Third-party applications do not launch if MapReduce framework path is not included in the client configuration
MapReduce application framework is loaded from HDFS instead of being present on the NodeManagers. By default the mapreduce.application.framework.path property is set to the appropriate value, but third-party applications with their own configurations does not launch.
Set the mapreduce.application.framework.path property to the appropriate configuration for third-party applications.
JobHistory URL mismatch after server relocation
After moving the JobHistory Server to a new host, the URLs listed for the JobHistory Server on the ResourceManager web UI still point to the old JobHistory Server. This affects existing jobs only.
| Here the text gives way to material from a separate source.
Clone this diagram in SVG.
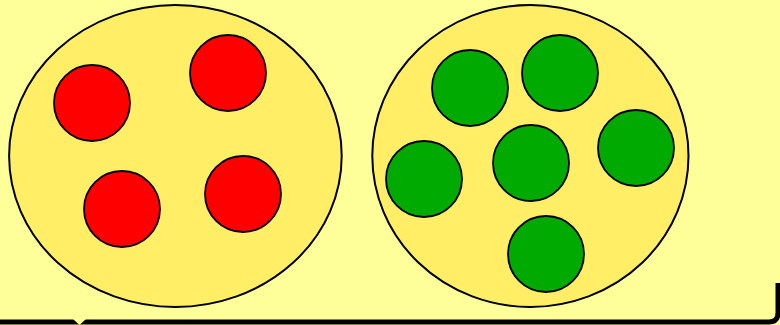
<svg xmlns="http://www.w3.org/2000/svg" width="780" height="325" viewBox="0 0 780 325">
<style>
.set{fill:#FFEE66;stroke:#000;stroke-width:2}
.red{fill:#FF0000;stroke:#000;stroke-width:1.8}
.green{fill:#00AA00;stroke:#000;stroke-width:1.8}
</style>
<rect x="0" y="0" width="780" height="325" fill="#FFFF99"/>
<path d="M778,283 L778,313 Q778,322 769,322 L-5,322" fill="none" stroke="#000" stroke-width="5"/>
<polygon points="73,319 86,319 79.5,325" fill="#FFFF99"/>
<g id="setA">
<ellipse class="set" cx="175.4" cy="156" rx="166.3" ry="151"/>
<circle class="red" cx="92" cy="103" r="38"/>
<circle class="red" cx="228" cy="73" r="38"/>
<circle class="red" cx="122" cy="209" r="38"/>
<circle class="red" cx="243" cy="194" r="38"/>
</g>
<g id="setB">
<ellipse class="set" cx="530.4" cy="156" rx="158.1" ry="151"/>
<circle class="green" cx="470" cy="88" r="38"/>
<circle class="green" cx="560" cy="73" r="38"/>
<circle class="green" cx="531" cy="163" r="38"/>
<circle class="green" cx="636" cy="148" r="38"/>
<circle class="green" cx="424" cy="179" r="38"/>
<circle class="green" cx="546" cy="254" r="38"/>
</g>
<g id="connectors"/>
</svg>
New jobs started after the move are not affected.
For any existing jobs that have the incorrect JobHistory Server URL, there is no option other than to allow the jobs to roll off the history over time. For new jobs, make sure that all clients have the updated the mapred-site.xml file that references the correct JobHistory Server.
YARN cannot start if Kerberos principal name is changed
If the Kerberos principal name is changed in Cloudera Manager after launch, YARN does not start. In such cases, the keytabs can be correctly generated but YARN cannot access ZooKeeper with the new Kerberos principal name and old ACLs.
There are two possible workarounds:
  • Delete the znode and restart the YARN service.
  • Use the reset ZK ACLs command. This also sets the znodes below /rmstore/ZKRMStateRoot to world:anyone:cdrwa which is less secure.
Queue Manager does not open on using a custom user with a default Kerberos principal
If a custom user is used with the default Kerberos principal, the Queue Manager web UI displays an HTTP ERROR 400 error.
Ensure that the Queue Manager process_username property matches the YARN process_username property.